◆ Written problem ◆
Reproduce all of the data below without alteration; exclude every picture.

# START OF Stored data

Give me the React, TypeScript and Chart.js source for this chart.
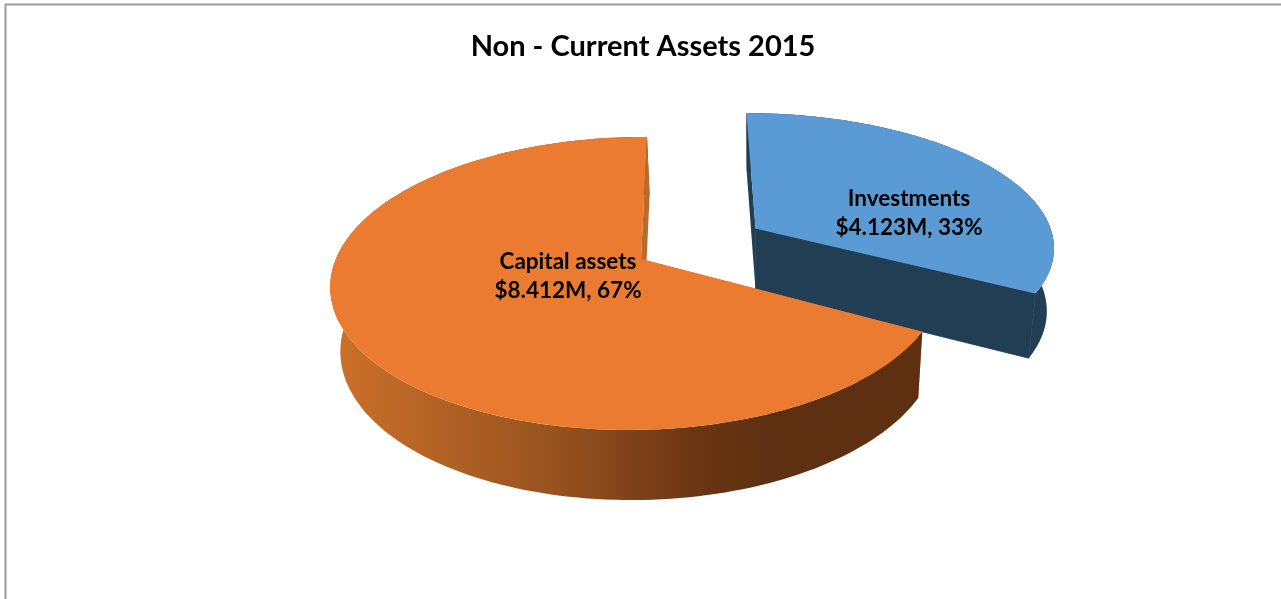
import React, { useEffect, useRef } from "react";
import Chart from "chart.js/auto";

const titleText = "Non - Current Assets 2015";
const categories = ["Investments", "Capital assets"];
const valuesMillions = [4.123, 8.412];
const explodeOffsets = [95, 0];
const topColors = ["#5B9BD5", "#EA7B30"];

// Projection of the pie plane onto the picture (a perspective view of the disc), per slice.
const VIEWS = [
  { cx: 643, cy: 258.5, sx: 303, sy: 136, a: -3, k: 0.12, m: 0 },
  { cx: 641, cy: 259, sx: 301.5, sy: 142.4, a: -7, k: 0.167, m: 0.012 },
];
const DEPTH = { vx: 755, sX: 0.976, sY: 1.04, dY: 52.9 };
const LABEL_POS = [
  { x: 909, y: 199 },
  { x: 568, y: 262 },
];

type Pt = { x: number; y: number };
type View = (typeof VIEWS)[number];
const project = (V: View, u: number, v: number): Pt => {
  const w = 1 - V.k * v + V.m * u;
  return { x: V.cx + (V.sx * u + V.a * v) / w, y: V.cy + (V.sy * v) / w };
};
const lower = (p: Pt): Pt => ({
  x: DEPTH.vx + (p.x - DEPTH.vx) * DEPTH.sX,
  y: p.y * DEPTH.sY + DEPTH.dY,
});
const fillPoly = (ctx: CanvasRenderingContext2D, pts: Pt[], fill: any, seam = false) => {
  ctx.beginPath();
  pts.forEach((p, i) => (i ? ctx.lineTo(p.x, p.y) : ctx.moveTo(p.x, p.y)));
  ctx.closePath();
  ctx.fillStyle = fill;
  ctx.fill();
  if (seam) {
    ctx.strokeStyle = fill;
    ctx.lineWidth = 0.8;
    ctx.stroke();
  }
};

const pie3d = {
  id: "pie3d",
  beforeDraw(chart: any) {
    const ctx: CanvasRenderingContext2D = chart.ctx;
    ctx.save();
    ctx.strokeStyle = "#9c9c9c";
    ctx.lineWidth = 2;
    ctx.beginPath();
    ctx.moveTo(5.5, 599);
    ctx.lineTo(5.5, 4.5);
    ctx.lineTo(1281, 4.5);
    ctx.stroke();
    ctx.restore();
  },
  beforeDatasetDraw(chart: any, args: any) {
    const ctx: CanvasRenderingContext2D = chart.ctx;
    const arcs = chart.getDatasetMeta(args.index).data;
    const orange = ctx.createLinearGradient(335, 0, 770, 0);
    orange.addColorStop(0, "#CC7029");
    orange.addColorStop(0.5, "#98531F");
    orange.addColorStop(0.82, "#6C3613");
    orange.addColorStop(1, "#5E3011");
    const rimFill = ["#223E55", orange];
    const wallFill = ["#223E55", "#BC6A2B"];

    arcs.forEach((arc: any, i: number) => {
      const V = VIEWS[i];
      const R = arc.outerRadius;
      const off = (arc.options.offset || 0) / R;
      const mid = (arc.startAngle + arc.endAngle) / 2;
      const ou = off * Math.cos(mid);
      const ov = off * Math.sin(mid);
      const n = 160;
      const rim: Pt[] = [];
      for (let s = 0; s <= n; s++) {
        const a = arc.startAngle + ((arc.endAngle - arc.startAngle) * s) / n;
        rim.push(project(V, ou + Math.cos(a), ov + Math.sin(a)));
      }
      const apex = project(V, ou, ov);
      const rimLow = rim.map(lower);
      const apexLow = lower(apex);
      fillPoly(ctx, [apex, rim[0], rimLow[0], apexLow], wallFill[i]);
      fillPoly(ctx, [...rim, ...rimLow.slice().reverse()], rimFill[i]);
      // the wall at the slice's closing edge faces the viewer, so it lies over the rim
      fillPoly(ctx, [apex, rim[n], rimLow[n], apexLow], wallFill[i], i === 0);
      fillPoly(ctx, [apex, ...rim], arc.options.backgroundColor);
    });
    return false;
  },
  afterDatasetsDraw(chart: any) {
    const ctx: CanvasRenderingContext2D = chart.ctx;
    const total = valuesMillions.reduce((a, b) => a + b, 0);
    ctx.save();
    ctx.fillStyle = "#000";
    ctx.textAlign = "center";
    ctx.textBaseline = "middle";
    ctx.font = "bold 22.5px Lato";
    categories.forEach((c, i) => {
      const value = `$${valuesMillions[i].toFixed(3)}M, ${Math.round((valuesMillions[i] / total) * 100)}%`;
      ctx.fillText(c, LABEL_POS[i].x, LABEL_POS[i].y);
      ctx.fillText(value, LABEL_POS[i].x, LABEL_POS[i].y + 29);
    });
    ctx.restore();
  },
};

export default function App() {
  const ref = useRef<HTMLCanvasElement>(null);
  useEffect(() => {
    document.body.style.margin = "0";
    const chart = new Chart(ref.current!, {
      type: "pie",
      data: {
        labels: categories,
        datasets: [
          {
            data: valuesMillions,
            backgroundColor: topColors,
            offset: explodeOffsets,
            borderWidth: 0,
          },
        ],
      },
      options: {
        responsive: false,
        animation: false,
        layout: { padding: { left: 5 } },
        plugins: {
          legend: { display: false },
          tooltip: { enabled: false },
          title: {
            display: true,
            text: titleText,
            color: "#000",
            font: { family: "Lato", size: 29, weight: "bold" },
            padding: { top: 29, bottom: 10 },
          },
        },
      },
      plugins: [pie3d],
    } as any);
    return () => chart.destroy();
  }, []);
  return (
    <canvas
      ref={ref}
      width={1281}
      height={599}
      style={{ display: "block", width: 1281, height: 599 }}
    />
  );
}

# END OF Stored data

◆ The completed task ◆
Give me the React, TypeScript and Chart.js source for this chart.
import React, { useEffect, useRef } from "react";
import Chart from "chart.js/auto";

const titleText = "Non - Current Assets 2015";
const categories = ["Investments", "Capital assets"];
const valuesMillions = [4.123, 8.412];
const explodeOffsets = [95, 0];
const topColors = ["#5B9BD5", "#EA7B30"];

// Projection of the pie plane onto the picture (a perspective view of the disc), per slice.
const VIEWS = [
  { cx: 643, cy: 258.5, sx: 303, sy: 136, a: -3, k: 0.12, m: 0 },
  { cx: 641, cy: 259, sx: 301.5, sy: 142.4, a: -7, k: 0.167, m: 0.012 },
];
const DEPTH = { vx: 755, sX: 0.976, sY: 1.04, dY: 52.9 };
const LABEL_POS = [
  { x: 909, y: 199 },
  { x: 568, y: 262 },
];

type Pt = { x: number; y: number };
type View = (typeof VIEWS)[number];
const project = (V: View, u: number, v: number): Pt => {
  const w = 1 - V.k * v + V.m * u;
  return { x: V.cx + (V.sx * u + V.a * v) / w, y: V.cy + (V.sy * v) / w };
};
const lower = (p: Pt): Pt => ({
  x: DEPTH.vx + (p.x - DEPTH.vx) * DEPTH.sX,
  y: p.y * DEPTH.sY + DEPTH.dY,
});
const fillPoly = (ctx: CanvasRenderingContext2D, pts: Pt[], fill: any, seam = false) => {
  ctx.beginPath();
  pts.forEach((p, i) => (i ? ctx.lineTo(p.x, p.y) : ctx.moveTo(p.x, p.y)));
  ctx.closePath();
  ctx.fillStyle = fill;
  ctx.fill();
  if (seam) {
    ctx.strokeStyle = fill;
    ctx.lineWidth = 0.8;
    ctx.stroke();
  }
};

const pie3d = {
  id: "pie3d",
  beforeDraw(chart: any) {
    const ctx: CanvasRenderingContext2D = chart.ctx;
    ctx.save();
    ctx.strokeStyle = "#9c9c9c";
    ctx.lineWidth = 2;
    ctx.beginPath();
    ctx.moveTo(5.5, 599);
    ctx.lineTo(5.5, 4.5);
    ctx.lineTo(1281, 4.5);
    ctx.stroke();
    ctx.restore();
  },
  beforeDatasetDraw(chart: any, args: any) {
    const ctx: CanvasRenderingContext2D = chart.ctx;
    const arcs = chart.getDatasetMeta(args.index).data;
    const orange = ctx.createLinearGradient(335, 0, 770, 0);
    orange.addColorStop(0, "#CC7029");
    orange.addColorStop(0.5, "#98531F");
    orange.addColorStop(0.82, "#6C3613");
    orange.addColorStop(1, "#5E3011");
    const rimFill = ["#223E55", orange];
    const wallFill = ["#223E55", "#BC6A2B"];

    arcs.forEach((arc: any, i: number) => {
      const V = VIEWS[i];
      const R = arc.outerRadius;
      const off = (arc.options.offset || 0) / R;
      const mid = (arc.startAngle + arc.endAngle) / 2;
      const ou = off * Math.cos(mid);
      const ov = off * Math.sin(mid);
      const n = 160;
      const rim: Pt[] = [];
      for (let s = 0; s <= n; s++) {
        const a = arc.startAngle + ((arc.endAngle - arc.startAngle) * s) / n;
        rim.push(project(V, ou + Math.cos(a), ov + Math.sin(a)));
      }
      const apex = project(V, ou, ov);
      const rimLow = rim.map(lower);
      const apexLow = lower(apex);
      fillPoly(ctx, [apex, rim[0], rimLow[0], apexLow], wallFill[i]);
      fillPoly(ctx, [...rim, ...rimLow.slice().reverse()], rimFill[i]);
      // the wall at the slice's closing edge faces the viewer, so it lies over the rim
      fillPoly(ctx, [apex, rim[n], rimLow[n], apexLow], wallFill[i], i === 0);
      fillPoly(ctx, [apex, ...rim], arc.options.backgroundColor);
    });
    return false;
  },
  afterDatasetsDraw(chart: any) {
    const ctx: CanvasRenderingContext2D = chart.ctx;
    const total = valuesMillions.reduce((a, b) => a + b, 0);
    ctx.save();
    ctx.fillStyle = "#000";
    ctx.textAlign = "center";
    ctx.textBaseline = "middle";
    ctx.font = "bold 22.5px Lato";
    categories.forEach((c, i) => {
      const value = `$${valuesMillions[i].toFixed(3)}M, ${Math.round((valuesMillions[i] / total) * 100)}%`;
      ctx.fillText(c, LABEL_POS[i].x, LABEL_POS[i].y);
      ctx.fillText(value, LABEL_POS[i].x, LABEL_POS[i].y + 29);
    });
    ctx.restore();
  },
};

export default function App() {
  const ref = useRef<HTMLCanvasElement>(null);
  useEffect(() => {
    document.body.style.margin = "0";
    const chart = new Chart(ref.current!, {
      type: "pie",
      data: {
        labels: categories,
        datasets: [
          {
            data: valuesMillions,
            backgroundColor: topColors,
            offset: explodeOffsets,
            borderWidth: 0,
          },
        ],
      },
      options: {
        responsive: false,
        animation: false,
        layout: { padding: { left: 5 } },
        plugins: {
          legend: { display: false },
          tooltip: { enabled: false },
          title: {
            display: true,
            text: titleText,
            color: "#000",
            font: { family: "Lato", size: 29, weight: "bold" },
            padding: { top: 29, bottom: 10 },
          },
        },
      },
      plugins: [pie3d],
    } as any);
    return () => chart.destroy();
  }, []);
  return (
    <canvas
      ref={ref}
      width={1281}
      height={599}
      style={{ display: "block", width: 1281, height: 599 }}
    />
  );
}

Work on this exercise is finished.